Nevertheless, what happens next rests solely with a man who was elected on the promise of eroding the US military presence in the Middle East and who reiterated his commitment to non-intervention by saying, “I will not allow the United States to be dragged into fighting another war in Iraq.” Yet bombing the IS means that the United States has been dragged into fighting another war in Iraq. No amount of euphemism or spin changes that fact. And a precedent has been set that others in the region won’t allow Obama to forget. 

Evidently, when Baghdad invokes the Responsibility to Protect, the US can act without congressional or UN Security Council support; but when the Syrian Opposition Coalition, which has been recognized by Washington as the sole legitimate representative of the Syrian people, does, it is met with silence. Obama may find that yesterday’s foreign policy justifications in nearby conflicts may be harder to put forward tomorrow.The president was almost dangerously disingenuous when he claimed: “When we have the unique capacity to avert a massacre, the United States cannot turn a blind eye.” This, from someone who has turned a blind eye to the deaths of 200,000 Syrians, the external or internal displacement of millions more, and who, just last week, allowed his officials to receive “Caesar,” a former Syrian military and police photographer who exhibited documentary evidence of just what kind of massacres have been perpetrated in Assad’s dungeons for three years, with no bombing runs or air-lifts in sight. The effect was so horrifying as to impel a key member of Obama’s national security team to rule out the prospect of an American alliance with Assad for defeating al-Qaeda.  

“There are no American military solutions to the problems in Iraq,” White House spokesman Josh Earnest told the New York Times before the airstrikes on the IS were launched. “These problems can only be solved with Iraqi political solutions.” Ask the Kurds or Yazidis if all the Iraqi parliamentary sessions to date are worth a single Hellfire missile.  

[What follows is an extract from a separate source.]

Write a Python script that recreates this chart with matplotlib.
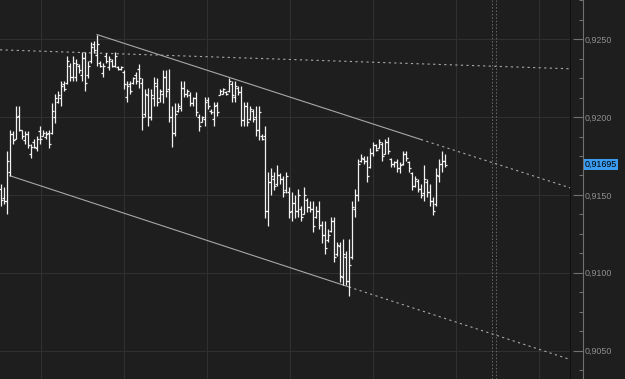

Actually, you don’t have to. Vian Dakhil, the only Yazidi MP, already explained what the administration’s policy should be. “We are being slaughtered!” she shouted in genuine terror on August 6 in Iraq’s parliament. “We are being exterminated! An entire religion is being exterminated from the face of the Earth. In the name of humanity, save us!” 

If Obama still believes that a vote in Baghdad can forestall a genocide, then what may look like a rescue mission will fast degrade into another American fiasco.